Congratulations, Zaila! We're all so proud of you. I have a feeling this isn't the last time you'll be making history. https://t.co/P8Fwbh9hdP— President Biden (@POTUS) July 9, 2021
Many of top Scripps spellers start competing as young as kindergarten. Zaila started only a few years ago, after her father, Jawara Spacetime, watched the bee on TV and realized his daughter's affinity for doing complicated math in her head could translate well to spelling. She progressed quickly enough to make it to nationals in 2019 but bowed out in the preliminary rounds.
That's when she started to take it more seriously and began working with a private coach, Cole Shafer-Ray, a 20-year-old Yale student and the 2015 Scripps runner-up.
"Usually to be as good as Zaila, you have to be well-connected in the spelling community. You have to have been doing it for many years," Shafer-Ray said. "It was like a mystery, like, 'Is this person even real?'"
Shafer-Ray quickly realized his pupil had extraordinary gifts.
"She really just had a much different approach than any speller I've ever seen. She basically knew the definition of every word that we did, like pretty much verbatim," he said. "She knew, not just the word but the story behind the word, why every letter had to be that letter and couldn't be anything else."
Sometimes she knew more than she let on. Part of her strategy, she said, was to ask about roots that weren't part of the word she was given, just to eliminate them from consideration.
Only one word gave her trouble: "nepeta," a genus of mints, and she jumped even higher when she got that one right than she did when she took the trophy.
"I've always struggled with that word.
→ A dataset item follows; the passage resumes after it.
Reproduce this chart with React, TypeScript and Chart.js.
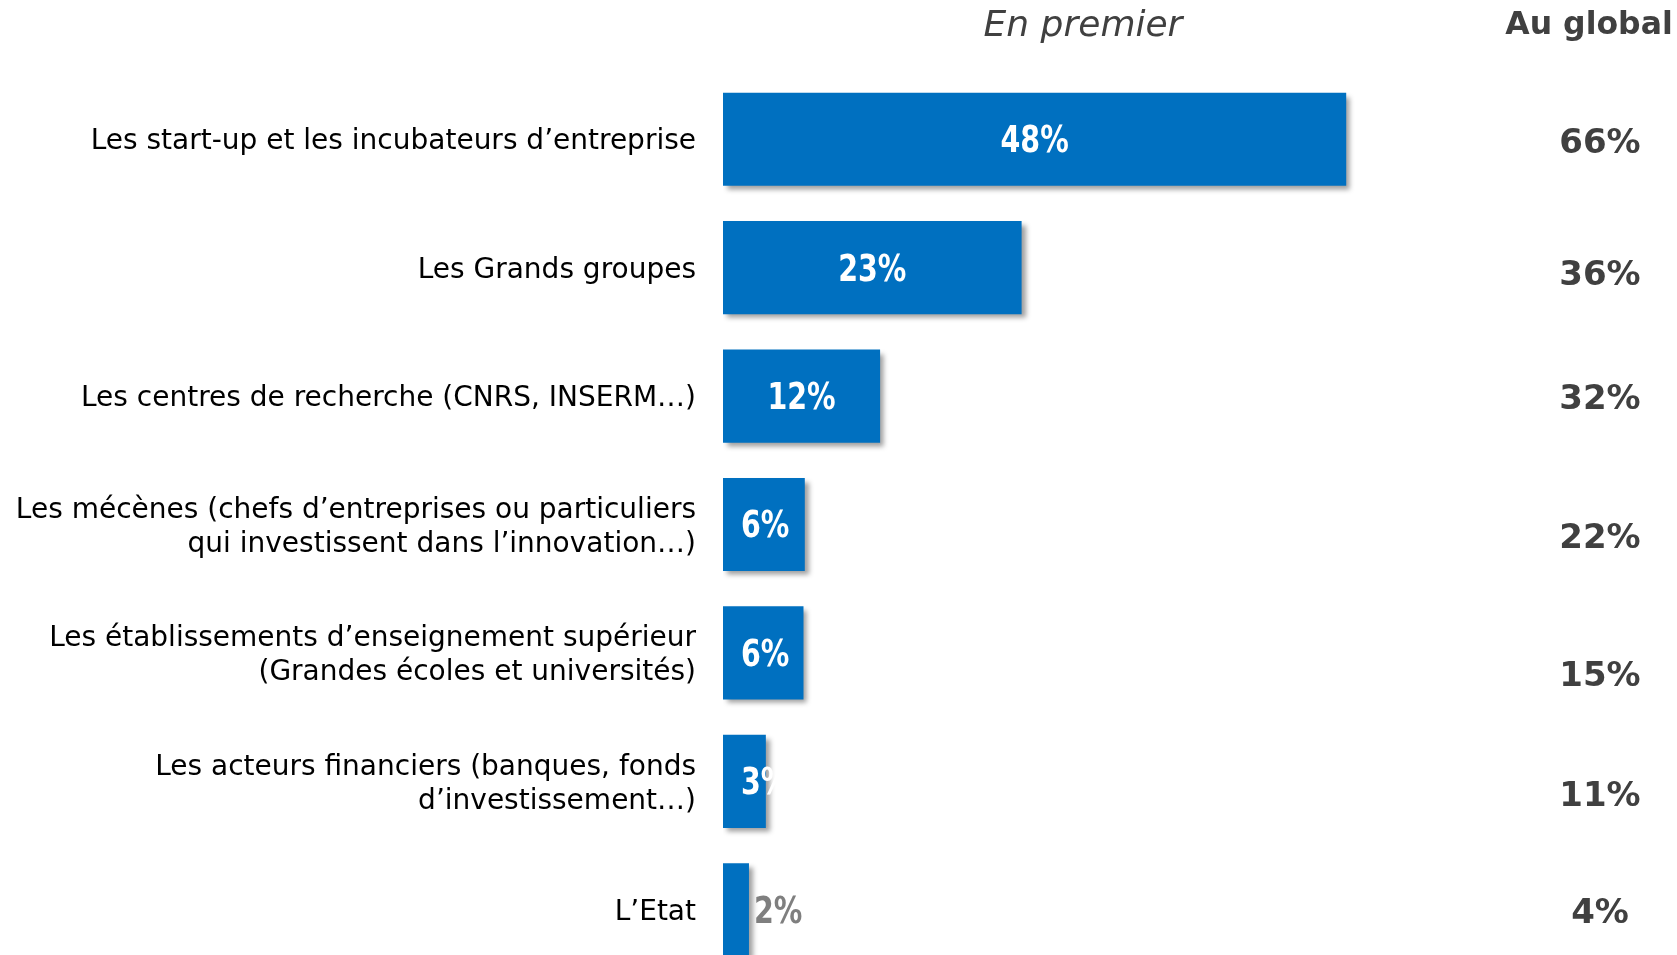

I've heard it a lot of times. I don't know, there's just some words, for a speller, I just get them and I can't get them right," she said. "I even knew it was a genus of plants. I know what you are and I can't get you."
Zaila -- her dad gave her the last name Avant-garde in tribute to jazz musician John Coltrane -- is a singular champion of a most unusual bee, the first in more than 25 months. Last year's bee was canceled because of the coronavirus pandemic, and this one was thoroughly modified to minimize risk to kids and their families.
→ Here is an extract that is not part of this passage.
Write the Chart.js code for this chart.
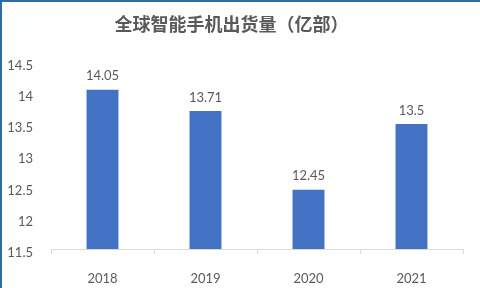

Most of the bee was held virtually, and only the 11 finalists got to compete in person, in a small portion of a cavernous arena at the ESPN Wide World of Sports complex in Florida that also hosted the NBA playoffs last year. The in-person crowd was limited to spellers' immediate family, Scripps staff, selected media -- and first lady Jill Biden, who spoke to the spellers and stayed to watch.
Sometimes it was so quiet in the arena that the only sound was the unamplified voice of ESPN host Kevin Negandhi as he spoke into a TV microphone.
The format of the bee, too, underwent an overhaul after the 2019 competition ended in an eight-way tie. Scripps' word list was no match for the top spellers that year, but this year, five of the 11 finalists were eliminated in the first onstage round. Then came the new wrinkle of this year's bee: multiple-choice vocabulary questions. All six remaining spellers got those right.
Zaila won efficiently enough -- the bee was over in less than two hours -- that another innovation, a lightning-round tiebreaker, wasn't necessary.
She will take home more than $50,000 in cash and prizes. The runner-up was Chaitra Thummala, a 12-year-old from Frisco, Texas, and another student of Shafer-Ray. She has two years of eligibility remaining and instantly becomes one of next year's favorites. Bhavana Madini, a 13-year-old from Plainview, New York, finished third and also could be back.
"Zaila deserved it. She's always been better than me," Chaitra said. "I could review a lot more words. I could get a stronger work ethic."
Cole Shafer-Ray, the 2015 runner-up and Zaila's spelling tutor, explained Zaila's unique abilities.
"Most spellers look at words simply as a sequence of letters to memorize; Zaila looked at each word as a story," Shafer-Ray said. "Not only did she know each word's spelling, but she also knew its entire backstory - what its historical context was, what roots it came from, and the precise orthographical logic of why every letter of every word had to be exactly what it was."